Ironically, her film career in the early 2000s was handicapped by the top leading man of that day, Yaza Ne Win, her first cousin. In 2003, she spoke to Chiangmai-based The Irrawaddy magazine that "I have limited opportunities to act in current popular movies. In the movies, I can only perform sibling roles with my first cousin and we can not shoot love scenes." As it is leading men who score big at the box office in Burma, and being cast aside male superstars is an actress's best chance at fame.

Eaindra Kyaw Zin won the 2004 Myanmar Academy Award, playing a villain role in the movie, Flirtatious Sky (). She continues to act in films and model for commercials. Eaindra Kyaw Zin also won the 2017 Myanmar Academy Award, playing in the main role in the movie, Knife in the Heart ( Yin-Bat-Htae-Ka-Dar). Although she is over 40, she is still a top model and actress in an industry full of young starlets. She is also vice-CEO of Pyay Ti Oo Education Foundation and, Chair-Person of Thudra Film Production and The Bridge Myanmar.

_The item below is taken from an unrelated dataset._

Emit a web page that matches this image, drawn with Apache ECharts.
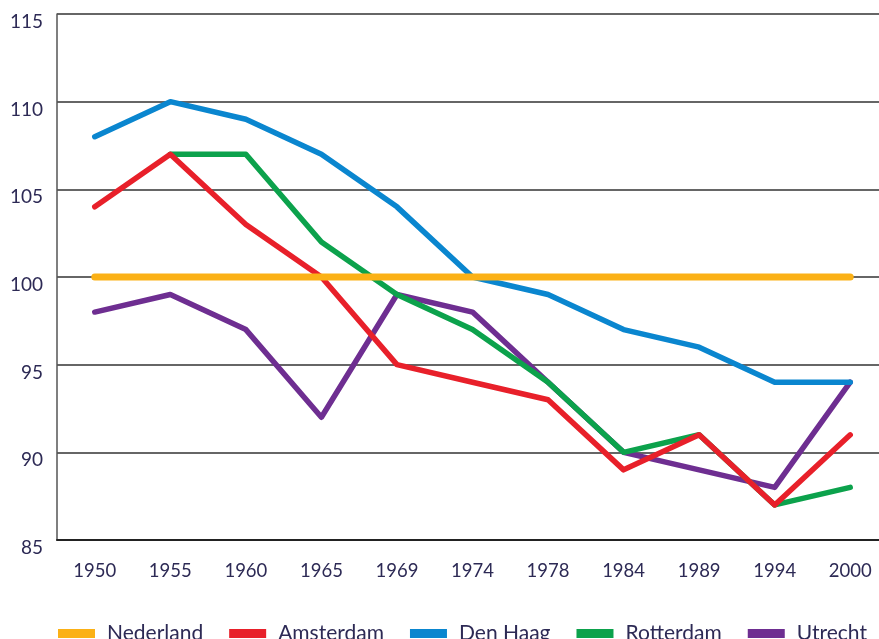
<!DOCTYPE html>
<html>
<head>
<meta charset="utf-8">
<script src="https://cdn.jsdelivr.net/npm/echarts@6/dist/echarts.min.js"></script>
<style>
html,body{margin:0;padding:0;background:#fff;overflow:hidden;width:879px;height:639px;}
#chart{width:888px;height:639px;}
</style>
</head>
<body>
<div id="chart"></div>
<script>
var years = ['1950','1955','1960','1965','1969','1974','1978','1984','1989','1994','2000'];
var nederland = [100,100,100,100,100,100,100,100,100,100,100];
var amsterdam = [104,107,103,100,95,94,93,89,91,87,91];
var denHaag   = [108,110,109,107,104,100,99,97,96,94,94];
var rotterdam = [null,107,107,102,99,97,94,90,91,87,88];
var utrecht   = [98,99,97,92,99,98,94,90,89,88,94];
var yTicks = {min: 85, max: 115, interval: 5};

var FONT = 'Lato, "Open Sans", sans-serif';
var TXT = '#2d2a55';

function line(name, data, color, width, z) {
  return {
    name: name, type: 'line', data: data, z: z,
    symbol: 'none', showSymbol: false, connectNulls: false,
    lineStyle: {color: color, width: width, cap: 'round', join: 'round'},
    itemStyle: {color: color},
    emphasis: {disabled: true}
  };
}

var chart = echarts.init(document.getElementById('chart'), null, {renderer: 'canvas'});
chart.setOption({
  animation: false,
  backgroundColor: '#fff',
  grid: {left: 57, right: 0, top: 14, bottom: 99, containLabel: false},
  legend: {
    left: 53, top: 618,
    icon: 'rect', itemWidth: 37, itemHeight: 9, itemGap: 26,
    textStyle: {fontFamily: FONT, fontSize: 21, color: TXT, padding: [0, 0, 0, 7]},
    data: ['Nederland','Amsterdam','Den Haag','Rotterdam','Utrecht']
  },
  xAxis: {
    type: 'category', data: years, boundaryGap: true,
    axisLine: {show: true, lineStyle: {color: '#222', width: 2}},
    axisTick: {show: false},
    axisLabel: {fontFamily: FONT, fontSize: 18.5, color: TXT, margin: 22}
  },
  yAxis: {
    type: 'value', min: yTicks.min, max: yTicks.max, interval: yTicks.interval,
    axisLine: {show: true, lineStyle: {color: '#555', width: 1.5}},
    axisTick: {show: false},
    splitLine: {show: true, lineStyle: {color: '#333', width: 1.5}},
    axisLabel: {fontFamily: FONT, fontSize: 19, color: TXT, margin: 14,
      verticalAlign: 'top', lineHeight: 16}
  },
  series: [
    line('Nederland', nederland, '#FBB116', 7, 6),
    line('Amsterdam', amsterdam, '#E8202A', 5.5, 5),
    line('Den Haag', denHaag, '#0A86CF', 5.5, 4),
    line('Rotterdam', rotterdam, '#0CA24C', 5.5, 3),
    line('Utrecht', utrecht, '#6E2E91', 5.5, 2)
  ]
});
</script>
</body>
</html>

Political views and activities
In December 2003, the Burmese actress was accused by The Irrawaddy for displaying " conspicuous patriotism". When the Thai film Bang Rajan—which featured scenes of one of Burma's 18th century invasions of the Thai kingdom—was screened at a Pan-Asian film festival in France in early 2001, Kyaw Zin stormed out of the theater before the film's end. Its director, Thanit Jitnukul, who took home the festival's Best Director award, recounted meeting Kyaw Zin that day. "She was very friendly at first," Thanit said. "Then she asked me about my movie. I told her its name, and she refused to talk to me again."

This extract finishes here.